# Cantor Set

## Cantor Ternary Set

A Cantor ternary set $C$ of base-3 can be constructed from $[0,1]$ through the iterative process of removing the open middle third from each closed interval. Specifically, starting from a closed interval $C_{0}=[0,1]$ , one can first remove the open middle third, $(1/3,2/3)$ , to get the remaining union of closed intervals $C_{1}=C_{0}\setminus (1/3,2/3)=[0,1/3]\cup [2/3,1]$ . Next, one repeat the process of removing open middle thirds from each closed interval, ie $C_{2}=C_{1}\setminus ((1/9,2/9)\cup (7/9,8/9))=[0,1/9]\cup [2/9,1/3]\cup [2/3,7/9]\cup [8/9,1]$ . Each $C_{n}$ is then constructed iteratively by removing the middle one third from each closed intervals of $C_{n-1}$ . The Cantor set $C$ is then obtained when one repeats the process infinitely many times, or equivalently:

$C=\bigcap _{n=1}^{+\infty }C_{n}.$ ### Properties of Cantor Sets

A Cantor set $C$ has the following properties.

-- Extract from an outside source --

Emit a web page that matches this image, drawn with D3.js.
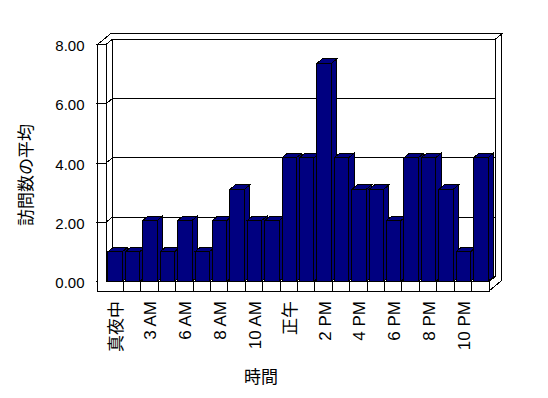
<!DOCTYPE html>
<html>
<head>
<meta charset="utf-8">
<script src="https://cdn.jsdelivr.net/npm/d3@7/dist/d3.min.js"></script>
<style>
  body { margin: 0; background: #fff; }
  svg text { font-family: "Liberation Sans", "Noto Sans CJK JP", sans-serif; fill: #000; }
</style>
</head>
<body>
<div id="chart"></div>
<script>
const categories = ["真夜中", "1 AM", "3 AM", "5 AM", "6 AM", "7 AM", "8 AM", "9 AM", "10 AM", "11 AM",
  "正午", "1 PM", "2 PM", "3 PM", "4 PM", "5 PM", "6 PM", "7 PM", "8 PM", "9 PM", "10 PM", "11 PM"];
const visits = [1.0, 1.0, 2.05, 1.0, 2.05, 1.0, 2.05, 3.1, 2.05, 2.05, 4.17,
  4.17, 7.35, 4.17, 3.1, 3.1, 2.05, 4.17, 4.17, 3.1, 1.0, 4.17];
const yTicks = [0, 2, 4, 6, 8];
const xTitle = "時間";
const yTitle = "訪問数の平均";

const width = 548, height = 398;
// oblique depth: floor front edge -> back wall face
const DX = 6.4, DY = -5.3;
const wallT = 8.5;     // left wall thickness
const floorT = 9.3;    // floor thickness
const barZ = [0.08, 0.92];

const svg = d3.select("#chart").append("svg")
  .attr("width", width).attr("height", height)
  .style("shape-rendering", "crispEdges");

const x = d3.scaleBand().domain(categories).range([106, 489]).paddingInner(0.17).paddingOuter(0.085);
const y = d3.scaleLinear().domain([0, 8]).range([281.7, 44.5]);

const x0 = 106, x1 = 489;
const yTop = y(8), yBase = y(0);
const pt = (px, v, z) => [px + z * DX, y(v) + z * DY];
const poly = pts => "M" + pts.map(p => p.join(",")).join("L") + "Z";

const frame = svg.append("g").attr("fill", "#fff").attr("stroke", "#000").attr("stroke-width", 1);

// back wall front face + left wall inner face
frame.append("path").attr("d", poly([pt(x0, 8, 1), pt(x1, 8, 1), pt(x1, 0, 1), pt(x0, 0, 1)]));
frame.append("path").attr("d", poly([pt(x0, 8, 0), pt(x0, 8, 1), pt(x0, 0, 1), pt(x0, 0, 0)]));
// floor top
frame.append("path").attr("d", poly([pt(x0, 0, 0), pt(x1, 0, 0), pt(x1, 0, 1), pt(x0, 0, 1)]));

// gridlines on left wall and back wall
const grid = svg.append("g").attr("stroke", "#000").attr("fill", "none");
yTicks.filter(d => d > 0).forEach(v => {
  grid.append("path").attr("d", "M" + [x0 - wallT - 2, y(v)] + "L" + pt(x0, v, 0) + "L" + pt(x0, v, 1) + "L" + pt(x1, v, 1));
});
grid.append("path").attr("d", "M" + [x0 - wallT - 2, yBase] + "L" + [x0 - wallT, yBase]);

// top of left wall and back wall slabs
frame.append("path").attr("d", poly([
  [x0 - wallT, yTop], [x0 - wallT + 2 * DX, yTop + 2 * DY], pt(x1, 8, 2), pt(x1, 8, 1), pt(x0, 8, 1), pt(x0, 8, 0)
]));
// right side of back wall and floor
frame.append("path").attr("d", poly([
  pt(x1, 0, 0), pt(x1, 0, 1), pt(x1, 8, 1), pt(x1, 8, 2), [x1 + 2 * DX, yBase + floorT + 2 * DY], [x1, yBase + floorT]
]));
// front faces of left wall and floor
frame.append("path").attr("d", poly([
  [x0 - wallT, yTop], [x0, yTop], [x0, yBase], [x1, yBase], [x1, yBase + floorT], [x0 - wallT, yBase + floorT]
]));
// category dividers on floor front
const step = x.step();
d3.range(1, categories.length).forEach(k => {
  grid.append("line")
    .attr("x1", x0 + k * step).attr("x2", x0 + k * step)
    .attr("y1", yBase).attr("y2", yBase + floorT);
});

// bars
const bars = svg.append("g").attr("fill", "#000080").attr("stroke", "#000");
categories.forEach((c, i) => {
  const v = visits[i];
  const a = x(c), b = x(c) + x.bandwidth();
  const [zf, zb] = barZ;
  const g = bars.append("g");
  // side face
  g.append("path").attr("d", poly([pt(b, 0, zf), pt(b, 0, zb), pt(b, v, zb), pt(b, v, zf)]));
  // top face
  g.append("path").attr("d", poly([pt(a, v, zf), pt(a, v, zb), pt(b, v, zb), pt(b, v, zf)]));
  // front face
  g.append("path").attr("d", poly([pt(a, 0, zf), pt(b, 0, zf), pt(b, v, zf), pt(a, v, zf)]));
});

// value labels
svg.append("g").selectAll("text").data(yTicks).join("text")
  .attr("x", 84.5).attr("y", d => y(d) + 1)
  .attr("text-anchor", "end").attr("dominant-baseline", "central")
  .style("font-size", "15px")
  .text(d => d3.format(".2f")(d));

// category labels (every other one, like the source)
svg.append("g").selectAll("text")
  .data(categories.filter((d, i) => i % 2 === 0)).join("text")
  .attr("transform", d => `translate(${x(d) + x.bandwidth() / 2 + 1},301) rotate(-90)`)
  .attr("text-anchor", "end").attr("dy", "0.35em")
  .style("font-size", "17px")
  .text(d => d);

svg.append("text")
  .attr("x", 261).attr("y", 377)
  .attr("text-anchor", "middle").attr("dominant-baseline", "central")
  .style("font-size", "17px")
  .text(xTitle);

svg.append("text")
  .attr("transform", "translate(26,175) rotate(-90)")
  .attr("text-anchor", "middle").attr("dominant-baseline", "central")
  .style("font-size", "17px")
  .text(yTitle);
</script>
</body>
</html>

• $C$ is closed, compact, nowhere dense, and totally disconnected. Moreover, $C$ has no isolated points.
• $C$ is Lebesgue measurable, with Lebesgue measure $\lambda (C)=0$ .
• Cantor set is in bijection with $[0,1]$ , giving us a counterexample of a noncountable set having zero measure.

## Cantor Function

The Cantor set can be used to define Cantor Function, an increasing function which is continuous but has zero derivative almost everywhere.